Fractional exponents are exponents that are fractions, such as \( x^{1/2} \) or \( x^{3/4} \). These can be rewritten using roots and powers to make calculations more straightforward. For example:
- \( x^{1/2} \) is the same as \( \sqrt{x} \)
- \( x^{3/4} \) is the same as \( (\sqrt[4]{x})^3 \) or \( \sqrt[4]{x^3} \)
Rewriting expressions without fractional exponents can simplify algebraic manipulations, differentiation, and integration in calculus, and make expressions easier to evaluate.
How to rewrite expressions without fractional exponents
To rewrite an expression with a fractional exponent, follow these steps:
- Identify the fractional exponent in the expression.
- Separate the exponent into its numerator and denominator parts.
- Rewrite the expression using roots and powers based on the numerator and denominator.
General formula:
\( x^{m/n} = (\sqrt[n]{x})^m \) or \( \sqrt[n]{x^m} \)
For example, to rewrite \( x^{3/4} \):
- Identify the exponent \( 3/4 \).
- Separate it into numerator \( 3 \) and denominator \( 4 \).

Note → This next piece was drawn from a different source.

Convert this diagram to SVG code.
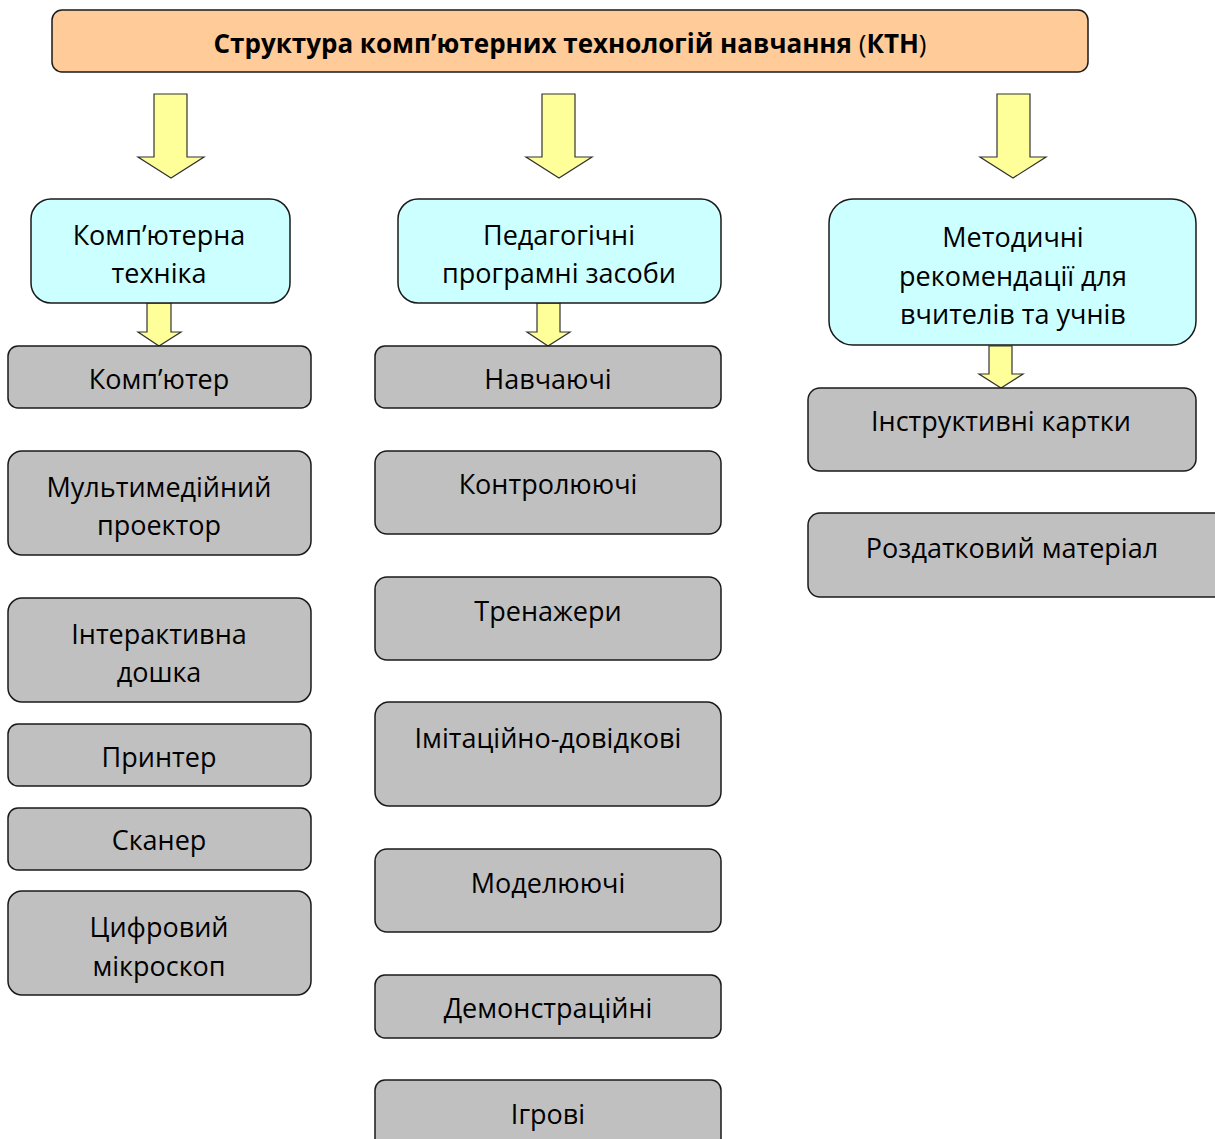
<svg xmlns="http://www.w3.org/2000/svg" width="1215" height="1139" viewBox="0 0 1215 1139">
<style>
.box{stroke:#1a1a1a;stroke-width:1.5}
.t{fill:#ffcc99}
.c{fill:#ccffff}
.g{fill:#c0c0c0}
.arr{fill:#ffff99;stroke:#333;stroke-width:1.2;stroke-linejoin:miter}
text{font-family:"Open Sans","Noto Sans","DejaVu Sans",sans-serif;font-size:27px;fill:#000;text-anchor:middle}
.b{font-weight:bold;font-size:26px}
</style>
<rect width="1215" height="1139" fill="#fff"/>
<g id="connectors">
<polygon class="arr" points="154,94 187,94 187,157 204,157 171,178 138,157 154,157"/>
<polygon class="arr" points="542,94 575,94 575,157 592,157 559,178 526,157 542,157"/>
<polygon class="arr" points="997,94 1030,94 1030,157 1046,157 1013,178 980,157 997,157"/>
<polygon class="arr" points="147,303 171,303 171,332 181,332 159,346 138,332 147,332"/>
<polygon class="arr" points="537,303 560,303 560,332 570,332 548,346 527,332 537,332"/>
<polygon class="arr" points="989,346 1012,346 1012,374 1023,374 1001,388 979,374 989,374"/>
</g>
<g id="title"><rect class="box t" x="52" y="10" width="1036" height="62" rx="10"/><text x="570" y="53" class="b">Структура комп’ютерних технологій навчання <tspan font-weight="normal">(</tspan>КТН<tspan font-weight="normal">)</tspan></text></g>
<g id="n-tech"><rect class="box c" x="31" y="199" width="259" height="104" rx="20"/><text x="159" y="245">Комп’ютерна</text><text x="159" y="283">техніка</text></g>
<g id="n-ped"><rect class="box c" x="398" y="199" width="323" height="104" rx="20"/><text x="559" y="245">Педагогічні</text><text x="559" y="283">програмні засоби</text></g>
<g id="n-met"><rect class="box c" x="829" y="199" width="367" height="146" rx="24"/><text x="1013" y="247">Методичні</text><text x="1013" y="286">рекомендації для</text><text x="1013" y="324">вчителів та учнів</text></g>
<g id="n-comp"><rect class="box g" x="8" y="346" width="303" height="62" rx="10"/><text x="159" y="389">Комп’ютер</text></g>
<g id="n-proj"><rect class="box g" x="8" y="451" width="303" height="104" rx="14"/><text x="159" y="497">Мультимедійний</text><text x="159" y="535">проектор</text></g>
<g id="n-board"><rect class="box g" x="8" y="598" width="303" height="104" rx="14"/><text x="159" y="644">Інтерактивна</text><text x="159" y="682">дошка</text></g>
<g id="n-print"><rect class="box g" x="8" y="724" width="303" height="62" rx="10"/><text x="159" y="767">Принтер</text></g>
<g id="n-scan"><rect class="box g" x="8" y="808" width="303" height="62" rx="10"/><text x="159" y="850">Сканер</text></g>
<g id="n-micro"><rect class="box g" x="8" y="891" width="303" height="104" rx="14"/><text x="159" y="937">Цифровий</text><text x="159" y="976">мікроскоп</text></g>
<g id="n-learn"><rect class="box g" x="375" y="346" width="346" height="62" rx="10"/><text x="548" y="389">Навчаючі</text></g>
<g id="n-ctrl"><rect class="box g" x="375" y="451" width="346" height="83" rx="12"/><text x="548" y="494">Контролюючі</text></g>
<g id="n-train"><rect class="box g" x="375" y="577" width="346" height="83" rx="12"/><text x="548" y="621">Тренажери</text></g>
<g id="n-imit"><rect class="box g" x="375" y="702" width="346" height="104" rx="14"/><text x="548" y="748">Імітаційно-довідкові</text></g>
<g id="n-model"><rect class="box g" x="375" y="849" width="346" height="83" rx="12"/><text x="548" y="893">Моделюючі</text></g>
<g id="n-demo"><rect class="box g" x="375" y="975" width="346" height="63" rx="10"/><text x="548" y="1018">Демонстраційні</text></g>
<g id="n-game"><rect class="box g" x="375" y="1080" width="346" height="70" rx="10"/><text x="548" y="1124">Ігрові</text></g>
<g id="n-instr"><rect class="box g" x="808" y="388" width="388" height="83" rx="12"/><text x="1001" y="431">Інструктивні картки</text></g>
<g id="n-hand"><rect class="box g" x="808" y="513" width="420" height="84" rx="12"/><text x="1012" y="558">Роздатковий матеріал</text></g>
</svg>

- Rewrite as \( (\sqrt[4]{x})^3 \) or \( \sqrt[4]{x^3} \).
Examples of rewriting expressions
Here are some examples of how to rewrite expressions without fractional exponents:
| Original Expression | Rewritten Expression | Explanation |
|---|---|---|
| \( x^{1/2} \) | \( \sqrt{x} \) | Square root of x |
| \( x^{3/4} \) | \( (\sqrt[4]{x})^3 \) | Fourth root of x, then cubed |
| \( x^{5/3} \) | \( (\sqrt[3]{x})^5 \) | Cube root of x, then to the fifth power |
| \( x^{7/2} \) | \( (\sqrt{x})^7 \) | Square root of x, then to the seventh power |
These examples demonstrate how to rewrite expressions with fractional exponents using roots and powers.
Frequently Asked Questions
- Why rewrite expressions without fractional exponents?
- Rewriting expressions without fractional exponents can simplify calculations, make algebraic manipulations easier, and improve the readability of mathematical expressions.
- How do I handle negative exponents when rewriting?
- Negative exponents can be handled by taking the reciprocal of the expression. For example, \( x^{-3/4} \) becomes \( \frac{1}{(\sqrt[4]{x})^3} \).
- Can I always rewrite fractional exponents using roots and powers?
- Yes, any expression with a fractional exponent can be rewritten using roots and powers, as shown in the general formula \( x^{m/n} = (\sqrt[n]{x})^m \) or \( \sqrt[n]{x^m} \).
- What are the common mistakes when rewriting fractional exponents?
- Common mistakes include incorrectly identifying the numerator and denominator of the exponent, misapplying the root and power operations, and forgetting to handle negative exponents properly.
- Where can I use the rewritten expressions?
- Rewritten expressions can be used in algebraic manipulations, calculus (differentiation and integration), and solving equations where fractional exponents might complicate the process.